Givers are the people you look forward to connecting with. They always seem to have your best interests in mind and never fail to go beyond what’s expected of them. They don’t keep score, they just give.
Takers are leeches. It’s obvious that they’re only interested in their own pursuits. They’re nice to you to the extent that they need you and not a moment longer.
Matchers are somewhere in between. They keep score — but they’re careful to maintain a healthy balance in their relationships. They give when they need to and take when it’s warranted.
Who’s more likely to succeed? Givers, takers, or matchers?
Adam Grant, the youngest ever tenured professor at Wharton School of Business, dedicated an entire book to answering this question.
Professionally, all three reciprocity styles have their own benefits and drawbacks. But there’s one style that proves more costly than the other two. … Research demonstrates that givers sink to the bottom of the success ladder. Across a wide range of important occupations, givers are at a disadvantage: they make others better off but sacrifice their own success in the process.”
Makes sense. Givers keep lifting others up but rarely look out for themselves. Nice guys finish last, right?
Then again, look who’s at the top of the pile…
Givers dominate the bottom and the top of the success ladder. Across occupations, if you examine the link between reciprocity styles and success, the givers are more likely to become champs — not only chumps.”
Not only do givers occupy the higher rungs of the success ladder, their success also tends to be more spectacular because they help those around them succeed as well.
Givers, takers, and matchers all can— and do— achieve success. But there’s something distinctive that happens when givers succeed: it spreads and cascades.
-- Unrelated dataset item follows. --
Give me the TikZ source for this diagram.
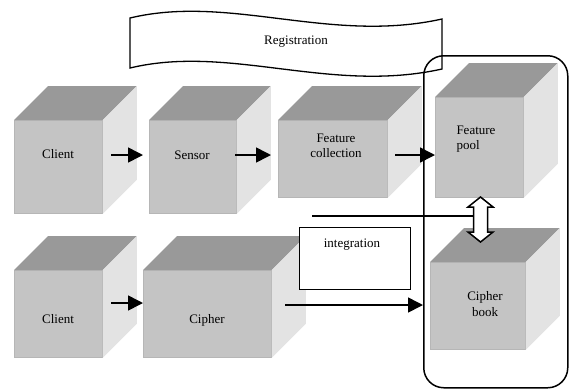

When takers win, there’s usually someone else who loses. Research shows that people tend to envy successful takers and look for ways to knock them down a notch. In contrast, when [givers] win, people are rooting for them and supporting them, rather than gunning for them. Givers succeed in a way that creates a ripple effect, enhancing the success of people around them. You’ll see that the difference lies in how giver success creates value, instead of just claiming it.”
Bottom line? To stay right in the middle of the pack — be a taker or a matcher. But to climb your way to the top, find ways to start giving more in your relationships without keeping score.
Here’s a quick strategy — courtesy of Adam Grant himself — to get started today:
If you decide to shift in the giver direction, my favorite strategy is what one of America’s top networkers calls the five-minute favor. The key is to look for ways to help others that are relatively low-cost to you. It might be making an introduction between two people who could benefit from knowing each other, sharing an interesting article, or offering to provide advice or feedback. If you choose a form of helping that you find enjoyable and meaningful, it might even boost your mood and energy.”